> [Set exercise]: Return the lines from the one with "Recreate this image" through the one with "ax.tick_params(axis='x', length=8, width=0.9, labelbottom=False)", exactly as they appear and with no pictures.

> [Source data]:
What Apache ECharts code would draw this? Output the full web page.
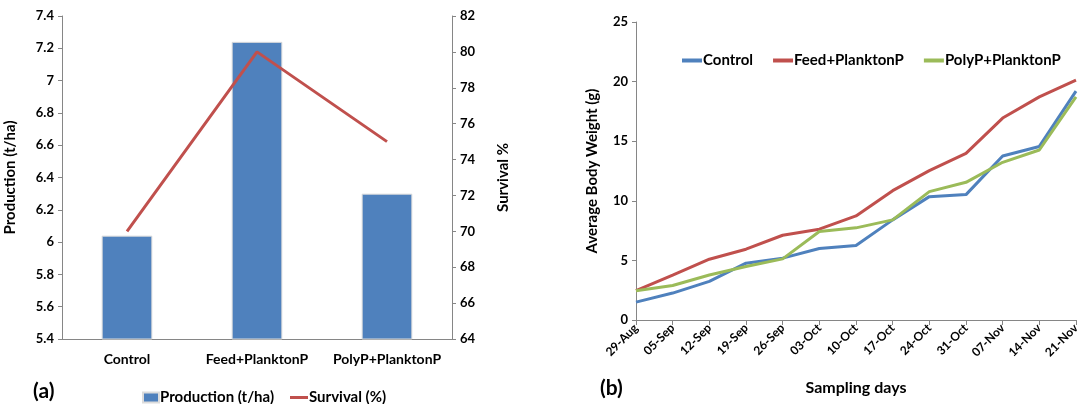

--

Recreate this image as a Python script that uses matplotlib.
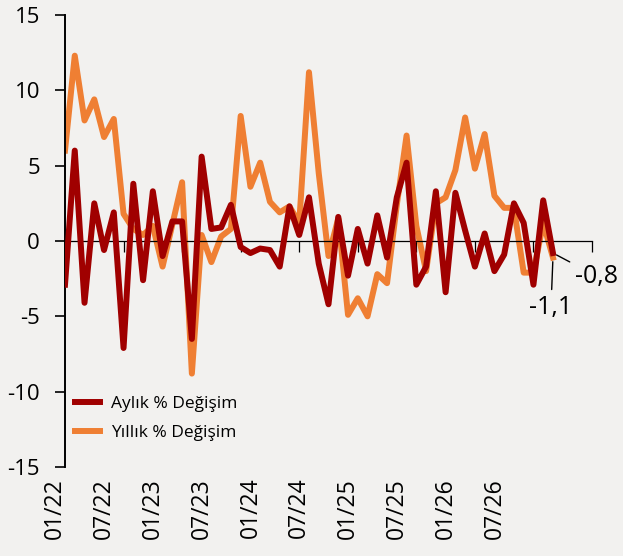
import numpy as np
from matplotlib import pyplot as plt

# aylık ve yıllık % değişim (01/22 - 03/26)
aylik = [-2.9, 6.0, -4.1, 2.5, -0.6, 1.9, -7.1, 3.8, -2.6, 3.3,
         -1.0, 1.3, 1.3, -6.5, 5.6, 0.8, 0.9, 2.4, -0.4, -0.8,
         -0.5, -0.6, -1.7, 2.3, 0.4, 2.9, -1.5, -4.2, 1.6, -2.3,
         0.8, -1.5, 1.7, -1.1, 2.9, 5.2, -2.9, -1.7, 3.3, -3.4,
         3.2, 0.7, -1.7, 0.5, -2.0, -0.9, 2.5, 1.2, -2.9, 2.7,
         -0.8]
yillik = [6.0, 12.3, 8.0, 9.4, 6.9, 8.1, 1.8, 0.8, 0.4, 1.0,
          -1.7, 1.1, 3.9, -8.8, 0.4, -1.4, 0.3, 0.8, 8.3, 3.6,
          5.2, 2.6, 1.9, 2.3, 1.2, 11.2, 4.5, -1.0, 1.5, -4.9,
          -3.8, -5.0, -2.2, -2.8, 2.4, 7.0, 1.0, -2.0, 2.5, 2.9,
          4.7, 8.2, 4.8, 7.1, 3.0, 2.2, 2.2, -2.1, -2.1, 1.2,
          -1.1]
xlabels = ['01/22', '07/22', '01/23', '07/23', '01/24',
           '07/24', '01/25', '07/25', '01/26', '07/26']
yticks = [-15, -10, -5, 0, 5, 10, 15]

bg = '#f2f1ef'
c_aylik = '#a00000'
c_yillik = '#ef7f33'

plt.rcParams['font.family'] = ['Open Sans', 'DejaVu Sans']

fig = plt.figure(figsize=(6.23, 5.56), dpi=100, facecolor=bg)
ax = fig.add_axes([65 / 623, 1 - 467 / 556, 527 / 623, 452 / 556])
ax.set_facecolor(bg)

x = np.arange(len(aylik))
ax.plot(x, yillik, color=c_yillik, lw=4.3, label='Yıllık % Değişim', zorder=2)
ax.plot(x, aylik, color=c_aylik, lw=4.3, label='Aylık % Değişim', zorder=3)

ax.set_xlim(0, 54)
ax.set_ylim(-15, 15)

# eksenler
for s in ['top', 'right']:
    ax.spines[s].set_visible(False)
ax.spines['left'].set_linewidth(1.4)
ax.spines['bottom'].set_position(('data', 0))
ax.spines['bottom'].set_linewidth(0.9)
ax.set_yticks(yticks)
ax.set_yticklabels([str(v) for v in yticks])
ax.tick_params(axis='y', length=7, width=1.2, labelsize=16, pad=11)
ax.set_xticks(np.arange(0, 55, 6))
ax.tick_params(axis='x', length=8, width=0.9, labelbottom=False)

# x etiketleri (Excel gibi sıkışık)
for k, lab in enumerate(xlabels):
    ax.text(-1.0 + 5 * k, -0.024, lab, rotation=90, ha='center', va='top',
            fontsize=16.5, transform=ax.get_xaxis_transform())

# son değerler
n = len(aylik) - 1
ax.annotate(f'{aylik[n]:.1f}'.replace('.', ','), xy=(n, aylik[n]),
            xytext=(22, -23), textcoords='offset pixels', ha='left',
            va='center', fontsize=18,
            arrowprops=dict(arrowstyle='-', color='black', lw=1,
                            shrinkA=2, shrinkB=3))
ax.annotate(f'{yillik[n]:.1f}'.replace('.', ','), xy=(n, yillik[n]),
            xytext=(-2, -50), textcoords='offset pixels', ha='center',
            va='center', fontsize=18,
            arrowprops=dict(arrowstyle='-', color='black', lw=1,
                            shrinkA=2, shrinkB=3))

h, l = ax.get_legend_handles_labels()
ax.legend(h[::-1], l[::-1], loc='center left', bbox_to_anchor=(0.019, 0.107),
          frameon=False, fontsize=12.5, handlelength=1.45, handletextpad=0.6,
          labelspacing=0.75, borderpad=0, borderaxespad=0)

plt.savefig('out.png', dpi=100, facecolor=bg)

> [Solution to this exercise]:
Recreate this image as a Python script that uses matplotlib.
import numpy as np
from matplotlib import pyplot as plt

# aylık ve yıllık % değişim (01/22 - 03/26)
aylik = [-2.9, 6.0, -4.1, 2.5, -0.6, 1.9, -7.1, 3.8, -2.6, 3.3,
         -1.0, 1.3, 1.3, -6.5, 5.6, 0.8, 0.9, 2.4, -0.4, -0.8,
         -0.5, -0.6, -1.7, 2.3, 0.4, 2.9, -1.5, -4.2, 1.6, -2.3,
         0.8, -1.5, 1.7, -1.1, 2.9, 5.2, -2.9, -1.7, 3.3, -3.4,
         3.2, 0.7, -1.7, 0.5, -2.0, -0.9, 2.5, 1.2, -2.9, 2.7,
         -0.8]
yillik = [6.0, 12.3, 8.0, 9.4, 6.9, 8.1, 1.8, 0.8, 0.4, 1.0,
          -1.7, 1.1, 3.9, -8.8, 0.4, -1.4, 0.3, 0.8, 8.3, 3.6,
          5.2, 2.6, 1.9, 2.3, 1.2, 11.2, 4.5, -1.0, 1.5, -4.9,
          -3.8, -5.0, -2.2, -2.8, 2.4, 7.0, 1.0, -2.0, 2.5, 2.9,
          4.7, 8.2, 4.8, 7.1, 3.0, 2.2, 2.2, -2.1, -2.1, 1.2,
          -1.1]
xlabels = ['01/22', '07/22', '01/23', '07/23', '01/24',
           '07/24', '01/25', '07/25', '01/26', '07/26']
yticks = [-15, -10, -5, 0, 5, 10, 15]

bg = '#f2f1ef'
c_aylik = '#a00000'
c_yillik = '#ef7f33'

plt.rcParams['font.family'] = ['Open Sans', 'DejaVu Sans']

fig = plt.figure(figsize=(6.23, 5.56), dpi=100, facecolor=bg)
ax = fig.add_axes([65 / 623, 1 - 467 / 556, 527 / 623, 452 / 556])
ax.set_facecolor(bg)

x = np.arange(len(aylik))
ax.plot(x, yillik, color=c_yillik, lw=4.3, label='Yıllık % Değişim', zorder=2)
ax.plot(x, aylik, color=c_aylik, lw=4.3, label='Aylık % Değişim', zorder=3)

ax.set_xlim(0, 54)
ax.set_ylim(-15, 15)

# eksenler
for s in ['top', 'right']:
    ax.spines[s].set_visible(False)
ax.spines['left'].set_linewidth(1.4)
ax.spines['bottom'].set_position(('data', 0))
ax.spines['bottom'].set_linewidth(0.9)
ax.set_yticks(yticks)
ax.set_yticklabels([str(v) for v in yticks])
ax.tick_params(axis='y', length=7, width=1.2, labelsize=16, pad=11)
ax.set_xticks(np.arange(0, 55, 6))
ax.tick_params(axis='x', length=8, width=0.9, labelbottom=False)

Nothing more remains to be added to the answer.